__Exercise objective__: Output the material beneath this task exactly, images excluded.
--- Start of Data segment ---
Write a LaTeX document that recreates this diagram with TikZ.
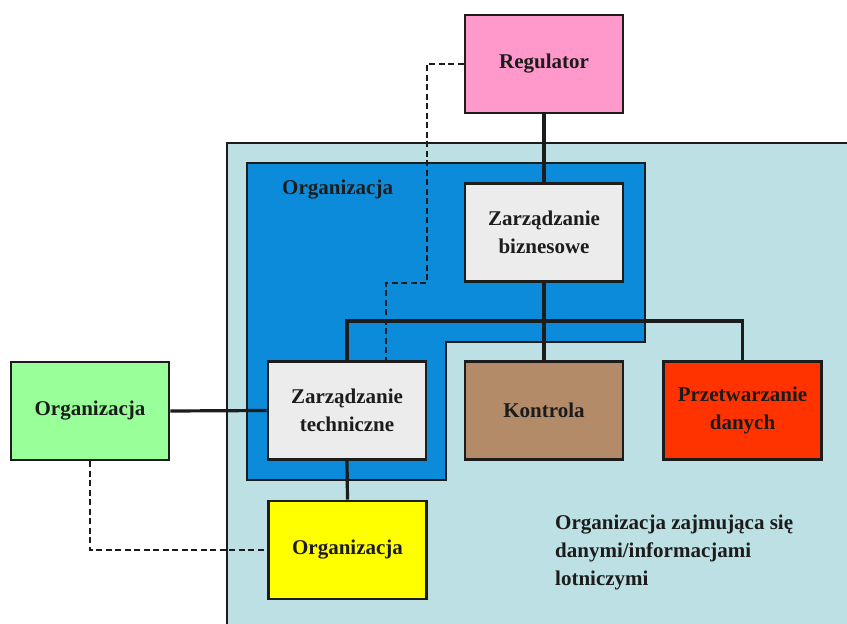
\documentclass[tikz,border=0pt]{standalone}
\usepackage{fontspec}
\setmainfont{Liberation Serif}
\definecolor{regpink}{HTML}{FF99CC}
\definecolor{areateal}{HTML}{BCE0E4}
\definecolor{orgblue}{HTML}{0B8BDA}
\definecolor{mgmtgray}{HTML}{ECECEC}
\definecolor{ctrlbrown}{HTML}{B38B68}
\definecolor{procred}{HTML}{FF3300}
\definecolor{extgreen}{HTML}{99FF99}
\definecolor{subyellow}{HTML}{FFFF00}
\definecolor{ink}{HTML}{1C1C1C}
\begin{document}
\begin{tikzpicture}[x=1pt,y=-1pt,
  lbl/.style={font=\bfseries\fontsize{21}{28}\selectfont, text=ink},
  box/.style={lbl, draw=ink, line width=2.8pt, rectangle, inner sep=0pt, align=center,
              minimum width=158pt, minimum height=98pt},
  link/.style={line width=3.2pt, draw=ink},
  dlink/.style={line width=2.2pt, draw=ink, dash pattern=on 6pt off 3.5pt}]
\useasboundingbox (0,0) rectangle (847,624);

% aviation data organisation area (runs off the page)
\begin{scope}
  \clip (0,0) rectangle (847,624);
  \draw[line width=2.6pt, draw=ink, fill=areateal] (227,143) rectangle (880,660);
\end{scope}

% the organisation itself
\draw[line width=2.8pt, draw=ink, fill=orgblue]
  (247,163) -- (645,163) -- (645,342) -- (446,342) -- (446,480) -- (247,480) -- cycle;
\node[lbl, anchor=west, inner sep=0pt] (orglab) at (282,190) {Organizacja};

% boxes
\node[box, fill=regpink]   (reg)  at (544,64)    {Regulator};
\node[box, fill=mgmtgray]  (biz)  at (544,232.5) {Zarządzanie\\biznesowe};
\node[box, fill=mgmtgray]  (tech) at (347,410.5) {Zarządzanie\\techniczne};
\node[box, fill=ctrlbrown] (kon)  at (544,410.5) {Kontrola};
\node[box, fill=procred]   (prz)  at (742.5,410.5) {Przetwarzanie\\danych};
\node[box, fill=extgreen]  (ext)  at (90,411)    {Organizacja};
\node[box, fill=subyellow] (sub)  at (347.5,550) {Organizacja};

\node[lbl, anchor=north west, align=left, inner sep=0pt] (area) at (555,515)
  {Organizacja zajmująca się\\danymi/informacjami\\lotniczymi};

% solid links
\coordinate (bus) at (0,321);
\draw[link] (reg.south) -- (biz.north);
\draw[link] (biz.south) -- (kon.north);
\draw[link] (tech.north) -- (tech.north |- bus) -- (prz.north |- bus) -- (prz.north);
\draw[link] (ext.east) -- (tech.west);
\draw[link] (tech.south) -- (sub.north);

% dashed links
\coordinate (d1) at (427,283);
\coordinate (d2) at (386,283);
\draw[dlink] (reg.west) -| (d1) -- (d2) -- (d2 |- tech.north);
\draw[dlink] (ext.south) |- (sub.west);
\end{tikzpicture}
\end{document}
--- End of Data segment ---
__Written response__:
Write a LaTeX document that recreates this diagram with TikZ.
\documentclass[tikz,border=0pt]{standalone}
\usepackage{fontspec}
\setmainfont{Liberation Serif}
\definecolor{regpink}{HTML}{FF99CC}
\definecolor{areateal}{HTML}{BCE0E4}
\definecolor{orgblue}{HTML}{0B8BDA}
\definecolor{mgmtgray}{HTML}{ECECEC}
\definecolor{ctrlbrown}{HTML}{B38B68}
\definecolor{procred}{HTML}{FF3300}
\definecolor{extgreen}{HTML}{99FF99}
\definecolor{subyellow}{HTML}{FFFF00}
\definecolor{ink}{HTML}{1C1C1C}
\begin{document}
\begin{tikzpicture}[x=1pt,y=-1pt,
  lbl/.style={font=\bfseries\fontsize{21}{28}\selectfont, text=ink},
  box/.style={lbl, draw=ink, line width=2.8pt, rectangle, inner sep=0pt, align=center,
              minimum width=158pt, minimum height=98pt},
  link/.style={line width=3.2pt, draw=ink},
  dlink/.style={line width=2.2pt, draw=ink, dash pattern=on 6pt off 3.5pt}]
\useasboundingbox (0,0) rectangle (847,624);

% aviation data organisation area (runs off the page)
\begin{scope}
  \clip (0,0) rectangle (847,624);
  \draw[line width=2.6pt, draw=ink, fill=areateal] (227,143) rectangle (880,660);
\end{scope}

% the organisation itself
\draw[line width=2.8pt, draw=ink, fill=orgblue]
  (247,163) -- (645,163) -- (645,342) -- (446,342) -- (446,480) -- (247,480) -- cycle;
\node[lbl, anchor=west, inner sep=0pt] (orglab) at (282,190) {Organizacja};

% boxes
\node[box, fill=regpink]   (reg)  at (544,64)    {Regulator};
\node[box, fill=mgmtgray]  (biz)  at (544,232.5) {Zarządzanie\\biznesowe};
\node[box, fill=mgmtgray]  (tech) at (347,410.5) {Zarządzanie\\techniczne};
\node[box, fill=ctrlbrown] (kon)  at (544,410.5) {Kontrola};
\node[box, fill=procred]   (prz)  at (742.5,410.5) {Przetwarzanie\\danych};
\node[box, fill=extgreen]  (ext)  at (90,411)    {Organizacja};
\node[box, fill=subyellow] (sub)  at (347.5,550) {Organizacja};

\node[lbl, anchor=north west, align=left, inner sep=0pt] (area) at (555,515)
  {Organizacja zajmująca się\\danymi/informacjami\\lotniczymi};

% solid links
\coordinate (bus) at (0,321);
\draw[link] (reg.south) -- (biz.north);
\draw[link] (biz.south) -- (kon.north);
\draw[link] (tech.north) -- (tech.north |- bus) -- (prz.north |- bus) -- (prz.north);
\draw[link] (ext.east) -- (tech.west);
\draw[link] (tech.south) -- (sub.north);

% dashed links
\coordinate (d1) at (427,283);
\coordinate (d2) at (386,283);
\draw[dlink] (reg.west) -| (d1) -- (d2) -- (d2 |- tech.north);
\draw[dlink] (ext.south) |- (sub.west);
\end{tikzpicture}
\end{document}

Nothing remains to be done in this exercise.